Playing your sport is a great way to get a tremendous education. I say that because often times, a school is willing to lower the admissions standards for recruited student-athletes a little bit.

A LITTLE BIT. If you’re getting a 2.3 GPA and scored a 950 on your SAT, that’s not going to be good enough for a school like Harvard, or Northwestern, or UCLA.

From an article in The Daily Bruin:

“For football players to come in and compete in that (academic) environment, they have to be good students,” UCLA coach Rick Neuheisel said. “Otherwise it’s not fair to them. That doesn’t mean they all have to have the same scores … but they have to be able to compete.”

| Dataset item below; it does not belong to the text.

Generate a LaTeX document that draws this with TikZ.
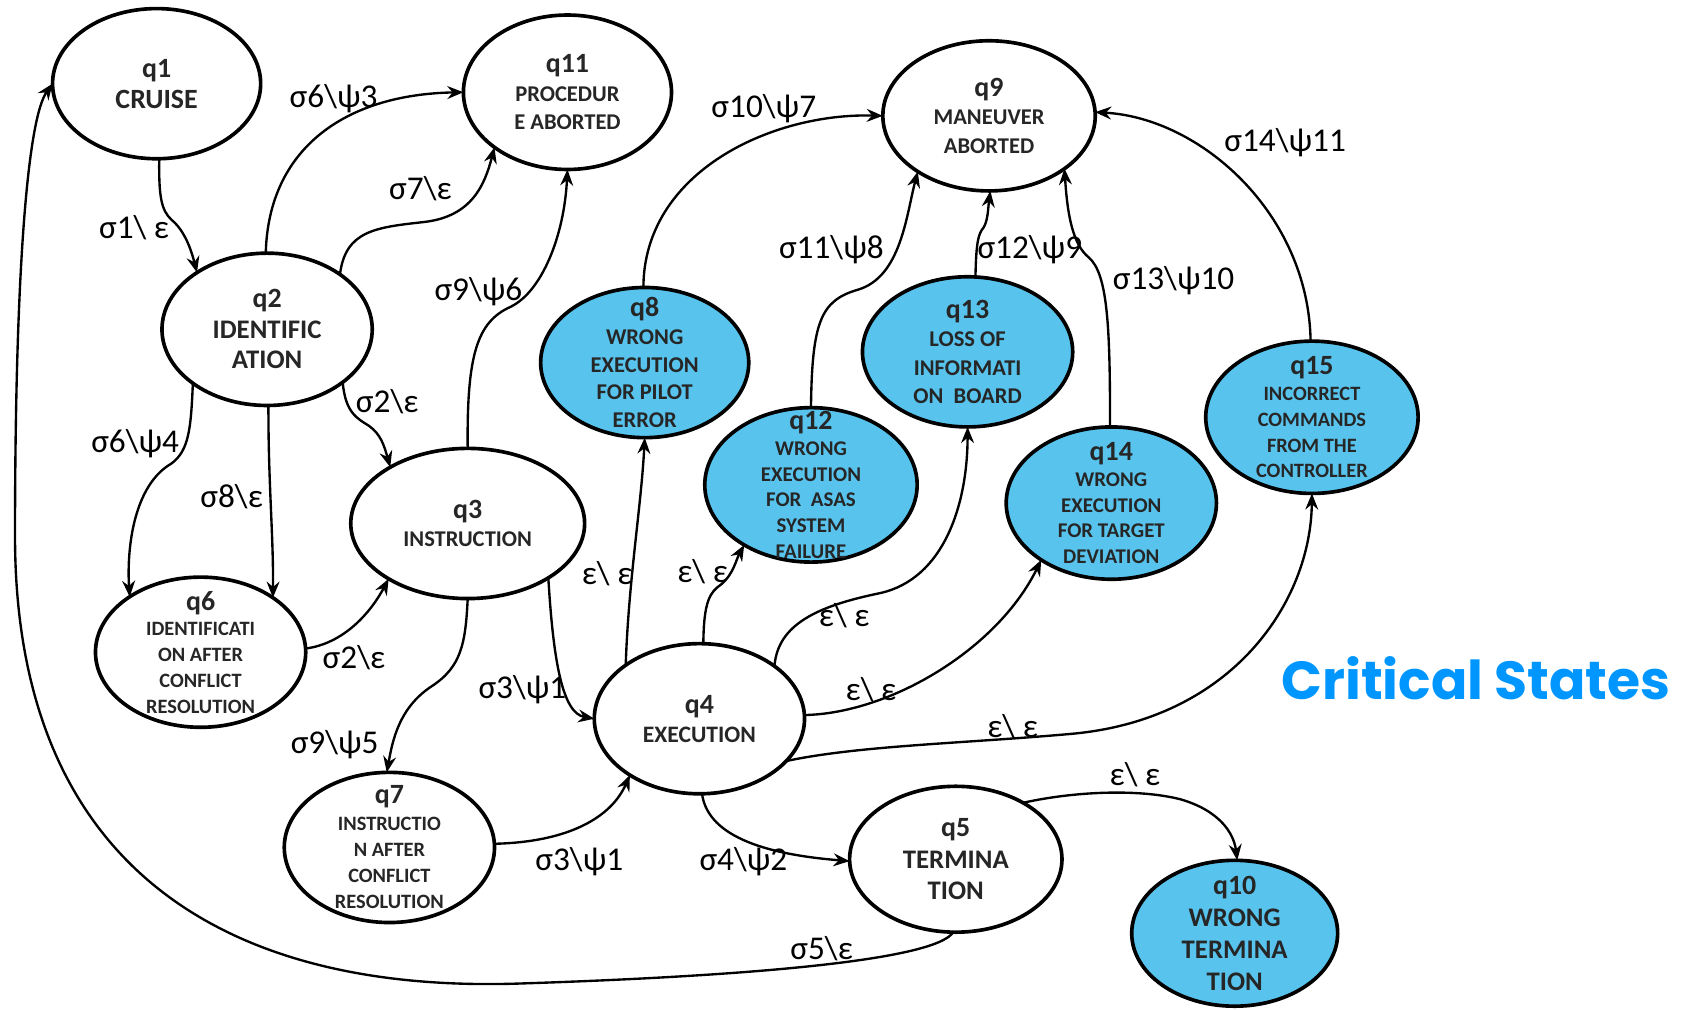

The average freshman at UCLA had a 4.3 GPA in high school, Field said, and many athletes do not meet that standard. Instead, the school’s admissions department considers recruits on an individual basis.

Neuheisel said that the most important factor is getting to know the recruit; his family, teachers and coaches, and making sure he is aware of the academic standards.

Even still, the admissions department often flatly rejects recruits.

“It can be frustrating at times when you don’t get to recruit somebody that you have to play against, because you know what they’re capable of doing on the field,” Neuheisel said. “But I trust our admissions people in making those evaluations.”

So a coach can try his darnedest to help you get into school if your grades aren’t as high as what the college generally looks for, but if you’re not even close, don’t expect to get past admissions.